Christopher R. Dishop: The Rule of 5

Douglas Hubbard’s Rule of 5: There is a 93.8% chance that the median of a population is between the smallest and largest values in any random sample of five from that population.

We could derive 93.8 by using equations, or we could run monte carlo simulations.

One sample of 5 from a distribution:

n <- 1000
mean <- 300
sd <- 24
population <- rnorm(n, mean, sd)

draw <- sample(population, size = 5, replace = F)
low <- min(draw)
high <- max(draw)

contains_true <- NULL

if(low < mean & high > mean){
  contains_true <- 'yes'
}else{
  contains_true <- 'no'
}

print(c(low, 
        high,
        contains_true))

[1] "264.729496040933" "324.403709124486" "yes"

Now iterate the same scheme many times.
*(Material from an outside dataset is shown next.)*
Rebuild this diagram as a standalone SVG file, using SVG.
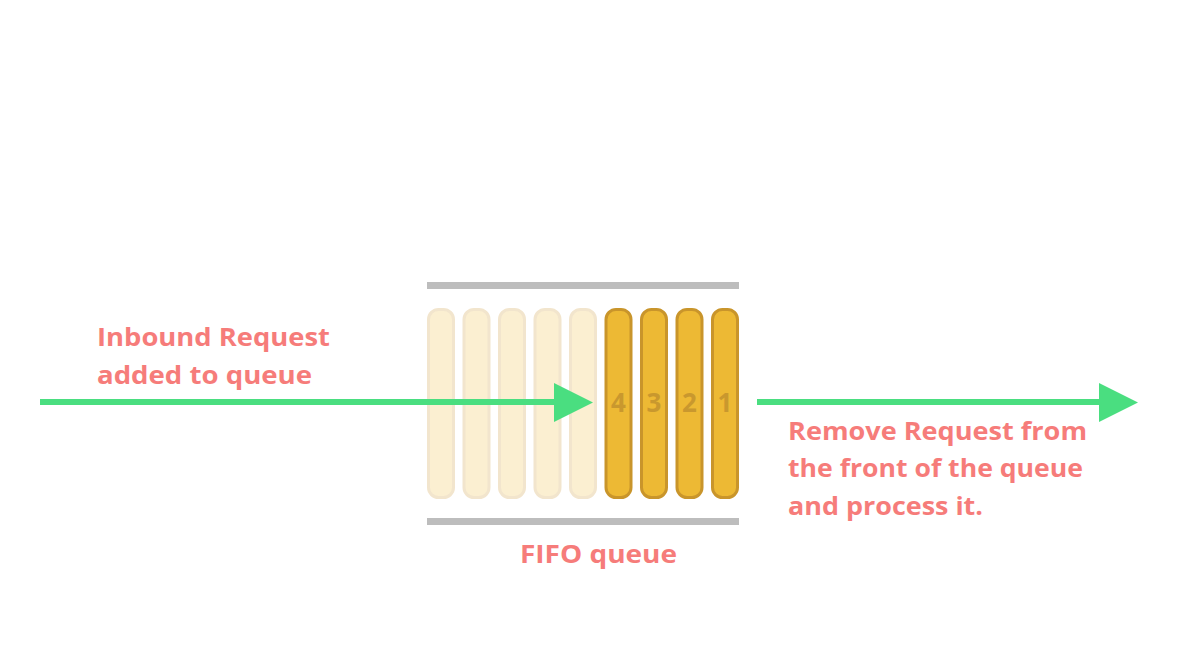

Does the median fall between the low and high values 93% of the time?

simulations <- 5000
storeit <- numeric(simulations)

for(i in 1:simulations){
  
  n <- 1000
  mean <- 300
  sd <- 24
  population <- rnorm(n, mean, sd)
  
  draw <- sample(population, size = 5, replace = F)
  low <- min(draw)
  high <- max(draw)
  
  contains_true <- NULL
  
  if(low < mean & high > mean){
    contains_true <- 'yes'
  }else{
    contains_true <- 'no'
  }
  
  storeit[i] <- contains_true
  
}

sum(storeit == 'yes') / simulations

[1] 0.9444

Yes.

Bo\(^2\)m =)